The developer, Argent Ventures, wants to build 980 units on the 5.2-acre site, located less than half a mile from the Journal Square PATH station. The Mueller’s site is largely vacant, aside from a four-story, 300,000-square-foot former manufacturing plant that will be demolished.
“The site represents the largest, ‘shovel ready’ development site in Journal Square and one of the prime development sites in Jersey City,” the developer says on the project’s website.
The Journal Square area was largely devoid of large-scale construction until KRE Group went forward with a three-tower, 1,800-unit development called Journal Squared just east of the PATH transportation hub last October. Since then, Jared Kushner and KABR have announced plans to build a residential tower on the site of the old headquarters of The Jersey Journal, while that team is also expected to build two towers on the vacant lot just across the street.
Farther to the west, developers scooped up a four-acre site that included Puccini’s restaurant for $20 million earlier this year, and they could build up to 580 residential units there without any additional city approval.
“The inherent value of Journal Square is now kind of becoming front-and-center,” Robert Antonicello, former head of the Jersey City Redevelopment Agency, told The Jersey Journal in February. Antonicello is advising Argent.
Argent is scheduled to go before the Planning Board on Tuesday night for site plan approval.
Councilman Rich Boggiano, who represents Ward C, where the property is located, has met with the developer and has given the plan his tentative approval. Boggiano noted that the two tall buildings proposed for the Mueller’s site are “set back” from Baldwin Avenue so they don’t tower over the small apartment buildings and residential homes across the street.
Still, he said, he won’t support the project is residents in that neighborhood are opposed.

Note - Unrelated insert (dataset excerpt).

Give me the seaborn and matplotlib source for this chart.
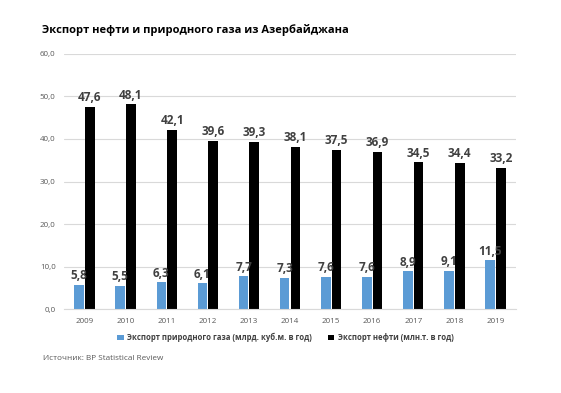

“It’s up to the people of the area,” Boggiano told The Jersey Journal. “I want to see their opinion … I go with what the people want.”
The Mueller’s plant shuttered in 1997 when the company moved its operations to South Carolina, putting over 300 people out of work. At the time it was one of the largest losses of manufacturing jobs in Hudson County’s history.
The Baldwin Avenue plant was built in 1915.
The Planning Board meets on Tuesday, June 23 at 5:30 at City Hall, 280 Grove St.
Boggiano is hosting a neighborhood meeting on Monday, June 29 at 7 p.m. in the basement of St. Joseph, 511 Pavonia Ave. The redevelopment of the Mueller’s site is on the agenda.